July is proving to be a busy month… much busier than I anticipated. I’m doing what I call Camp NaNo part 2, in the hopes that giving myself a deadline means that I will finish Cassiel within the month. It’s starting to grow out of control again. I need to reign my creative juices in… I’m wordy to a fault. There must be a project that I can complete in less than 100k. This is not a good thing. Really, I need to focus on action and cut out the extraneous stuff. I’ve let myself go with setting and inner thoughts. I need action!!! ACTION!

So that is that. If it’s a bit quiet around here, it probably means I’m being a stern taskmaster and making myself stick to writing… turns out, I also got in a bit over my head and have to frantically rework some of my work-related writing for publication. My fingers may very well go on strike after all this.

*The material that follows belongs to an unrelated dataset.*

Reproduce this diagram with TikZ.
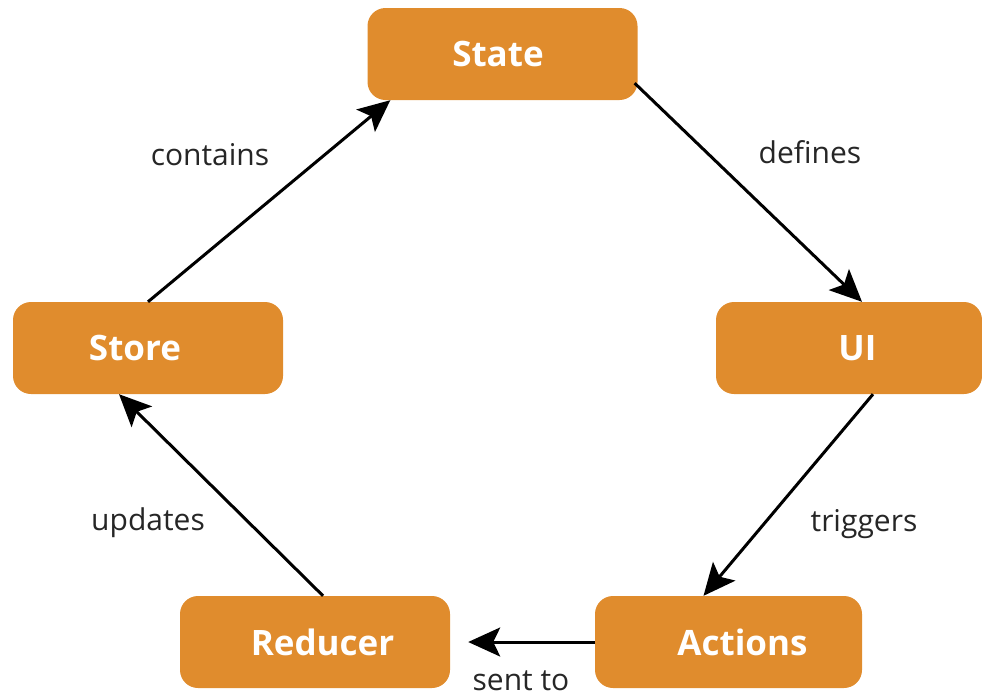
\documentclass[tikz,border=0pt]{standalone}
\usepackage{fontspec}
\setmainfont{Open Sans}
\usetikzlibrary{arrows.meta}
\definecolor{boxorange}{RGB}{224,140,45}
\tikzset{
  boxnode/.style={fill=boxorange, draw=none, rounded corners=18pt, minimum width=270pt, minimum height=92pt, inner sep=0pt, text=white, font=\fontsize{35}{40}\selectfont\bfseries},
  conn/.style={line width=3pt, -{Stealth[length=32pt,width=29pt,inset=7pt]}},
  lbl/.style={anchor=base, inner sep=0pt, text=black!85, font=\fontsize{30}{34}\selectfont}
}
\begin{document}
\begin{tikzpicture}[x=1pt,y=-1pt]
\useasboundingbox (0,0) rectangle (982,697);
\node[boxnode] (state) at (502.5,54) {\hspace*{-9pt}State};
\node[boxnode] (store) at (148,348) {\hspace*{-26pt}Store};
\node[boxnode, minimum width=266pt] (ui) at (849,348) {\hspace*{17pt}UI};
\node[boxnode] (reducer) at (315,642) {\hspace*{15pt}Reducer};
\node[boxnode, minimum width=267pt] (actions) at (728.5,642) {\hspace*{28pt}Actions};

\draw[conn] (store.north) -- ([xshift=23pt]state.south west);
\draw[conn] ([xshift=-3pt,yshift=17pt]state.south east) -- ([xshift=13pt]ui.north);
\draw[conn] ([xshift=24pt]ui.south) -- ([xshift=-25pt]actions.north);
\draw[conn] (actions.west) -- ([xshift=18pt]reducer.east);
\draw[conn] ([xshift=8pt]reducer.north) -- ([xshift=-29pt]store.south);

\node[lbl] (lcontains) at (210,165) {contains};
\node[lbl] (ldefines) at (810,163) {defines};
\node[lbl] (ltriggers) at (864,531) {triggers};
\node[lbl] (lupdates) at (148,530) {updates};
\node[lbl] (lsent) at (521,690) {sent to};
\end{tikzpicture}
\end{document}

Why did I do this to myself?

I’m writing. I am. But I’ve reached a major transition in the thing that is Cassiel and feel that I’ve worked myself into a pile of mush. This story is finished. I know where it’s going because I’ve already written it, but in rewriting, I have gone in totally different directions. My characters have changed. Oh, they’re still the same characters, but their voices have changed just as much as my writing has changed. It’s both exciting and disheartening to see my story taking such a turn. And now I’m trying to find the inspiration to just finish already. I want it done. Now. Ugh!!! I need a new project. I need to get away from this mess. I need to write.